I just spent time with it, to get a feel of it and see the development. What I think is interesting in Sadik’s work, that can also be observed in the book, is that his early work from the 1980s, heavily influenced by German expressionism, is about his time in Iraq during the [Iran-Iraq] war. It feeds into his work thirty years later, with a very different aesthetic and approach but you still see that things are coming back. He will never say that, but there is humour in his work.
It’s interesting to work with Sadik, because he never knows where the work is going to take him. He would tell me something and I would come back to his studio two weeks later to discover he has done something completely different. Somehow there is the idea of an artistic journey in his work.
MI: Today’s aesthetics of Middle Eastern art penetrate and influence many aspects of society. Within this blurry field between politics, aesthetics, discourse, and mediation, where would you situate Sadik’s practice?
NM: I don’t think Sadik’s work is very political. It comes from a very personal place and what makes it great art is that he manages to transcend a very personal experience, geopolitically defined, to something larger, that we all can relate to. We all can relate to loss, displacement, sorrow, dreams that we have and cannot fulfill. It’s a very humanist approach and his work is very empathic. That is what makes it very poetic, although it deals with a heavy reality. In Middle Eastern art, the work that succeeds to merge poetics with a certain geopolitical specificity is often the strongest work.
MI: In the introduction of Sadik’s monograph, you evoke Kan ya ma kan (once upon a time). What led you to linking this term to Sadik’s work?

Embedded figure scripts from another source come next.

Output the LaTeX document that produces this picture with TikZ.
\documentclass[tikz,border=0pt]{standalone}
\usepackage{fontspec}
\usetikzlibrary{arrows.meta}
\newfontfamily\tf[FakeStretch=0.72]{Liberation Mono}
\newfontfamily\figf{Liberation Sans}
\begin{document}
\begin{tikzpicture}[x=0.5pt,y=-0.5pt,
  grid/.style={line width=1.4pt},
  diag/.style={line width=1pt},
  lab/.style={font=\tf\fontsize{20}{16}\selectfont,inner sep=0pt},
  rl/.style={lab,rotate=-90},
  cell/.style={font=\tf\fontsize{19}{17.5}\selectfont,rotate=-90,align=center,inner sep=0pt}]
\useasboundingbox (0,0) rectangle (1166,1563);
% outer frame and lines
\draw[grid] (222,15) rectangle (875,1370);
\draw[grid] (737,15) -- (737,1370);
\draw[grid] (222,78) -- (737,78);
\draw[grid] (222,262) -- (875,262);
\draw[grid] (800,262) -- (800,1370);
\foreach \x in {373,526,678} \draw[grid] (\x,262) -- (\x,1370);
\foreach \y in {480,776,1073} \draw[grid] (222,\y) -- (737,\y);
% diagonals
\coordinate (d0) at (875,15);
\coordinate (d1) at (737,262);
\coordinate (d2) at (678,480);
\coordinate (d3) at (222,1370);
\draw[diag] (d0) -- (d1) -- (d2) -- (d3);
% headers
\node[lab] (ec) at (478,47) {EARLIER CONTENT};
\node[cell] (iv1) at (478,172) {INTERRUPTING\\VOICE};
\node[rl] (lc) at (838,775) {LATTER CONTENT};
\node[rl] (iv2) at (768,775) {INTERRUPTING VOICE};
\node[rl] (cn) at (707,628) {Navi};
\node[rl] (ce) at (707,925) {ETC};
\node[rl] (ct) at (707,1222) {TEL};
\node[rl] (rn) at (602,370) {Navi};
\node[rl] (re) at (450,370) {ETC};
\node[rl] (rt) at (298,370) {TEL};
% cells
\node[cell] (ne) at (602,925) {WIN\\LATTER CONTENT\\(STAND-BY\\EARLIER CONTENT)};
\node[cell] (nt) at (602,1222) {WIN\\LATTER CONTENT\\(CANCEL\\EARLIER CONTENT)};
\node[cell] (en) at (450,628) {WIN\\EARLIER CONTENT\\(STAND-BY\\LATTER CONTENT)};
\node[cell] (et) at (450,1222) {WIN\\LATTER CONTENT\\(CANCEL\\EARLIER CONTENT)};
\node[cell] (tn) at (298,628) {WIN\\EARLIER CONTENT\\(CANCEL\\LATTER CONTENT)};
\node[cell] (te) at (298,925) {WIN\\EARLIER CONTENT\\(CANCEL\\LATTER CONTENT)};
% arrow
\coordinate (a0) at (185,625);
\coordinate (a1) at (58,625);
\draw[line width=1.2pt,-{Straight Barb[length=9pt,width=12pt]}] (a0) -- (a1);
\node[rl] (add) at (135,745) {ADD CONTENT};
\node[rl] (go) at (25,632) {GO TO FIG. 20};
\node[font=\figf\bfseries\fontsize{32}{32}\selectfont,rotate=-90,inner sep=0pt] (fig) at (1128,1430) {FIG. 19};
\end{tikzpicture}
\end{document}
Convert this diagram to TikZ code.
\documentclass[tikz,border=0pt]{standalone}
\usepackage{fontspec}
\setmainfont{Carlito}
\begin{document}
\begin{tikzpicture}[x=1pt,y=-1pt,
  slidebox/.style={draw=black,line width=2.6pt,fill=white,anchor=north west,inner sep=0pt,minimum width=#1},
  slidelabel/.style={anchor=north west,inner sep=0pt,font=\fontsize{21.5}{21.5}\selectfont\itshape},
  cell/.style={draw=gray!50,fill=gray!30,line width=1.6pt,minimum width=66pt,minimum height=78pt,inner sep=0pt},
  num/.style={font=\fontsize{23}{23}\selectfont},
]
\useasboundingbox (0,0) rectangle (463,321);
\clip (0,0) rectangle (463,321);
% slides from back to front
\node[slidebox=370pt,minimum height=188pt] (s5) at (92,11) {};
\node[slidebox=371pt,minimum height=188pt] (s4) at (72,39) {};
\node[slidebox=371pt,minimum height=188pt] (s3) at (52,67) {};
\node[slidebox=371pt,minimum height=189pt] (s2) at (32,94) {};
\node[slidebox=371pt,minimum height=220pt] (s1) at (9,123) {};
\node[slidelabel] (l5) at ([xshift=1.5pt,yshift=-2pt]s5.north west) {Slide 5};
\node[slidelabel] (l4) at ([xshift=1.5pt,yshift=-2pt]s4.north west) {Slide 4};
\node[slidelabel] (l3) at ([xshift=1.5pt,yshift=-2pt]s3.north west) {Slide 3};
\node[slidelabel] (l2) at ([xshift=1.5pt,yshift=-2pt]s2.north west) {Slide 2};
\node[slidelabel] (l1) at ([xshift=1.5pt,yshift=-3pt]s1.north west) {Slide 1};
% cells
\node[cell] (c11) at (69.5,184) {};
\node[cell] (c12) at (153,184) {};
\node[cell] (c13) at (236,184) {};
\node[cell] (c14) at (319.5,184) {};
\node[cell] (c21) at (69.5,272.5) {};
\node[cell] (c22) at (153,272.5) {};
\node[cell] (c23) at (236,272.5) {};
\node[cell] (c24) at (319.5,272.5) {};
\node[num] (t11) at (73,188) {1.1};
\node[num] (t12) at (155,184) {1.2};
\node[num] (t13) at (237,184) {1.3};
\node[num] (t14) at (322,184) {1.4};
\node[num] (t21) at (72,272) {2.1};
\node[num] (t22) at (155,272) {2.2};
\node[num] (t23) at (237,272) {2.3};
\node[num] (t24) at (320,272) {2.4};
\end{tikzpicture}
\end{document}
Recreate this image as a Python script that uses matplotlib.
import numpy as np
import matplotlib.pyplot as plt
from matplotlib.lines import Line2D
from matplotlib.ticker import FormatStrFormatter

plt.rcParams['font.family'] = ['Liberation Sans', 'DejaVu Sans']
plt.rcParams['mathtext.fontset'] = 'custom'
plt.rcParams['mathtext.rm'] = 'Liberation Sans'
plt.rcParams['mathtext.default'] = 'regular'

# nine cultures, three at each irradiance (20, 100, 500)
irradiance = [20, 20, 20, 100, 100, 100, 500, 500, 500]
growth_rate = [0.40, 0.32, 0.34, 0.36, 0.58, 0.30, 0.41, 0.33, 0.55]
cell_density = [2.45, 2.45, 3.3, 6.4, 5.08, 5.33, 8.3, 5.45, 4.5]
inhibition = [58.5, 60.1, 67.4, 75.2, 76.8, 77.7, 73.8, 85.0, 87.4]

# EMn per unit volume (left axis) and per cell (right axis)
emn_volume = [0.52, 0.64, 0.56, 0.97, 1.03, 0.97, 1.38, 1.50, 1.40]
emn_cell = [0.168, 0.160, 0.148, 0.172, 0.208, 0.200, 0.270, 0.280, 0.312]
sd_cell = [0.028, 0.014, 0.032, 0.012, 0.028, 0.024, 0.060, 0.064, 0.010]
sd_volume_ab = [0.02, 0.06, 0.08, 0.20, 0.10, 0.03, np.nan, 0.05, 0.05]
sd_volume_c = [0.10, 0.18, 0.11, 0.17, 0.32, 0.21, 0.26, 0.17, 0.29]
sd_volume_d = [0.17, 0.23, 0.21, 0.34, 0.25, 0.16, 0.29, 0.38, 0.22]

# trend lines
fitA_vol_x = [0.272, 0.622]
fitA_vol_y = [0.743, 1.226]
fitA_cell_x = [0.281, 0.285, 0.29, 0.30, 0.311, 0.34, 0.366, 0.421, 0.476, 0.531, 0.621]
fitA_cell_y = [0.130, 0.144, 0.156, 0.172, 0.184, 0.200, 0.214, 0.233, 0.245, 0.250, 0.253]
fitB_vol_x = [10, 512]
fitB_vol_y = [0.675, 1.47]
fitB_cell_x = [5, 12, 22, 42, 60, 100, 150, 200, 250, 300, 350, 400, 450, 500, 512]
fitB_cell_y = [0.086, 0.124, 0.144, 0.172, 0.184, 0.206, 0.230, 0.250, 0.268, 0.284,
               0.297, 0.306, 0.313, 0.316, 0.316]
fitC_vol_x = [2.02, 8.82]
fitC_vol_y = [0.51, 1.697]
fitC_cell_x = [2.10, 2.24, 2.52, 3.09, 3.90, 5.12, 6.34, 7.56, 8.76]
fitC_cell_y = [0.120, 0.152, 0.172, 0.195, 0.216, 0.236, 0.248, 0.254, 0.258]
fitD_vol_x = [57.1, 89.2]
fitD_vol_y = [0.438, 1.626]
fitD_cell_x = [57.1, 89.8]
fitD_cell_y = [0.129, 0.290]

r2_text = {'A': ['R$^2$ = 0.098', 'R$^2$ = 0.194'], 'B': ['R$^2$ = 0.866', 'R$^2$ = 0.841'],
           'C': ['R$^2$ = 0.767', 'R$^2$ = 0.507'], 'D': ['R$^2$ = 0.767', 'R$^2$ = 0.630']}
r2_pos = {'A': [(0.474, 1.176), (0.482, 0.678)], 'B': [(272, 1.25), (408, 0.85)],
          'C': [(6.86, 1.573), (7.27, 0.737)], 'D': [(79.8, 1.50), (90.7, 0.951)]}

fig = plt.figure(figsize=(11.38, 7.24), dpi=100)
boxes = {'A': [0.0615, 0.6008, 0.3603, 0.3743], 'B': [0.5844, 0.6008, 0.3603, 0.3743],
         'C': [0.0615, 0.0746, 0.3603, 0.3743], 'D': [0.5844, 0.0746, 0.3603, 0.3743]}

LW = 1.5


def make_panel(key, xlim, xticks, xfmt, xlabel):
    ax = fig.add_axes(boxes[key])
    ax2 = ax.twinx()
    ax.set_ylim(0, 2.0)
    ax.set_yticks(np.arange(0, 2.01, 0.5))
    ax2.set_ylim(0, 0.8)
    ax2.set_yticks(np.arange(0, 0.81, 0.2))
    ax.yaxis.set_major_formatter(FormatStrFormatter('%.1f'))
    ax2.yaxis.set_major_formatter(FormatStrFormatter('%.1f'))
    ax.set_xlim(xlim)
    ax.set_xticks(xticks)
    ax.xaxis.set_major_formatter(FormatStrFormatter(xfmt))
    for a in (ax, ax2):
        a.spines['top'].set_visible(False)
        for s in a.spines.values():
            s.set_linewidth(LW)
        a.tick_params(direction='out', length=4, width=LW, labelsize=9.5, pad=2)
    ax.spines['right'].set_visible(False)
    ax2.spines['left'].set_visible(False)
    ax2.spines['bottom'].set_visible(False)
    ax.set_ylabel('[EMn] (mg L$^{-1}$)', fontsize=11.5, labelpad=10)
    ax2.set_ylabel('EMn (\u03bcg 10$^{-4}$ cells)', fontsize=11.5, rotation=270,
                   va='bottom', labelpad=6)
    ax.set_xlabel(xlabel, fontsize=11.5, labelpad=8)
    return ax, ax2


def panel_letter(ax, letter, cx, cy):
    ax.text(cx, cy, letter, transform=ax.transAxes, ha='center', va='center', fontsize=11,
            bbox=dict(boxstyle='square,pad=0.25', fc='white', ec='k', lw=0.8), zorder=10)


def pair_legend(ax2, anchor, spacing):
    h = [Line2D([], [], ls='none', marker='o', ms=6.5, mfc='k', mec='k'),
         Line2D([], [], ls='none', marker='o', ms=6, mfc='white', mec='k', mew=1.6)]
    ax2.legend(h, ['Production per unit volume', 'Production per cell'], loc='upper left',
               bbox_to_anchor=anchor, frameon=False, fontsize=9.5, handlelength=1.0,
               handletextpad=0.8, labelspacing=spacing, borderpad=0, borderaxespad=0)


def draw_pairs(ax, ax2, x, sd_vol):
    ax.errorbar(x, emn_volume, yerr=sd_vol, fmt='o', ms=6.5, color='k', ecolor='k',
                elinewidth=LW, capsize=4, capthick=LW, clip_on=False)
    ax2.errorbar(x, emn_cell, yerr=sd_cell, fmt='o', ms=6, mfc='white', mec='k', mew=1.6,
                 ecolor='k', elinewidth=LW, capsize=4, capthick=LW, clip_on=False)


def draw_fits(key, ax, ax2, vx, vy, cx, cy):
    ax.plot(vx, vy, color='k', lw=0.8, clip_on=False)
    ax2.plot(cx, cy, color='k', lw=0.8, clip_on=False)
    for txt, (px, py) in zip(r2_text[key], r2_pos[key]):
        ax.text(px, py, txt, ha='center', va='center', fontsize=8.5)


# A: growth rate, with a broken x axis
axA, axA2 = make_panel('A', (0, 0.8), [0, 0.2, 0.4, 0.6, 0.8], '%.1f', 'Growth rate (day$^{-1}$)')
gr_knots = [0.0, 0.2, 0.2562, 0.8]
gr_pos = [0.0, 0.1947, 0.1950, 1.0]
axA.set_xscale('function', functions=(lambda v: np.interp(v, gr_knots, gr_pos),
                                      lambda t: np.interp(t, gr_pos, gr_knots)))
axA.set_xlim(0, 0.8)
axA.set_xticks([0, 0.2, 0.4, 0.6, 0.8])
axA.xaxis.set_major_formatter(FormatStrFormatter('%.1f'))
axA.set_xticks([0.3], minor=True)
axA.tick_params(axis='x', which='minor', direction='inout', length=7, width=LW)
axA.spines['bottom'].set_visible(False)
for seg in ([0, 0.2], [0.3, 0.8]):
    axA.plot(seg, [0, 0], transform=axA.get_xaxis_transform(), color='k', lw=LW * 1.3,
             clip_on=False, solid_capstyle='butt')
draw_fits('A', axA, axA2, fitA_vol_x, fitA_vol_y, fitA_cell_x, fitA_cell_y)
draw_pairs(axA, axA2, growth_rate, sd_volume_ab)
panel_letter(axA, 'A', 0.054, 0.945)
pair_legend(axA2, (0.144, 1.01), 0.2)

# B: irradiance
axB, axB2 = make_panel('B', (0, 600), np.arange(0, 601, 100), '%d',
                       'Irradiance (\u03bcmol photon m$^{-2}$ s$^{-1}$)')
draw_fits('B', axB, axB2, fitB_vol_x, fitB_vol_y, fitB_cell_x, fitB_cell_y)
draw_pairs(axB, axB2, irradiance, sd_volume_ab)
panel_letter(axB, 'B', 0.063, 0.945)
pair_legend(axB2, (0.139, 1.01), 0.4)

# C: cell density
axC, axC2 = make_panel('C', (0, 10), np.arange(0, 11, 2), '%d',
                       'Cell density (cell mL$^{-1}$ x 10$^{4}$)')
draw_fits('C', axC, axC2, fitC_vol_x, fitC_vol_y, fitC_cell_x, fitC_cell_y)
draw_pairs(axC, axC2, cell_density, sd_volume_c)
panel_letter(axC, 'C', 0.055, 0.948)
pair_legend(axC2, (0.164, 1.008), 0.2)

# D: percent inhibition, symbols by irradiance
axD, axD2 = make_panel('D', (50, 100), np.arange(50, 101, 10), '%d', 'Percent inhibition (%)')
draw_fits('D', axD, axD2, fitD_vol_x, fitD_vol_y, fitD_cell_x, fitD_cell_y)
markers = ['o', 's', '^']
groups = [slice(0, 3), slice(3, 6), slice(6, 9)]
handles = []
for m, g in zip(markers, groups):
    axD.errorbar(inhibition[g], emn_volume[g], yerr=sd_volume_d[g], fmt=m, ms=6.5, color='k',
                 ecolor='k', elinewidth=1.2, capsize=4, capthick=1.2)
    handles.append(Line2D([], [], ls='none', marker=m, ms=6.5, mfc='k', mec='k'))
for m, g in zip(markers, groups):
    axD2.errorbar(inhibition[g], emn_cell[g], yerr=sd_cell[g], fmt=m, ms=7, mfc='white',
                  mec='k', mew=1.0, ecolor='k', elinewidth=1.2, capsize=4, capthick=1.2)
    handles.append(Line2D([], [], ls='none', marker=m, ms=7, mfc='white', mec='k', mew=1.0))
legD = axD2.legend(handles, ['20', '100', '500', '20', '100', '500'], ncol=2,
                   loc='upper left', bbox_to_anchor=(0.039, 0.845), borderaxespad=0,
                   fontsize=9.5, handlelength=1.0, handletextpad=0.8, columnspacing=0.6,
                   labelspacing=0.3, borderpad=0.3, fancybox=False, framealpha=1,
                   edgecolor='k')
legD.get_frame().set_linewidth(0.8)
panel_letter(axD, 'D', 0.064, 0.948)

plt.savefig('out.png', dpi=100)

NM: I spent a long time working on the monograph and then all of a sudden, I had to write the introduction. For me, it was about asking myself: if I had to distill the work into one label, what is Sadik doing? He is telling stories. If you look through the work, there is always this aspect of imaginary. At the time I was reading Marina Warner’s Once Upon a Time and it just clicked. She said that stories are an archive of history and that’s what Sadik is doing: telling about Iraq, his city, and place of birth. Telling stories is not only a mechanism of preservation, but also a way to cope, process the pain incurred while being in exile and sharing the story.
*Extracted from an interview with the artist and curator conducted by the author on 8 March 2015.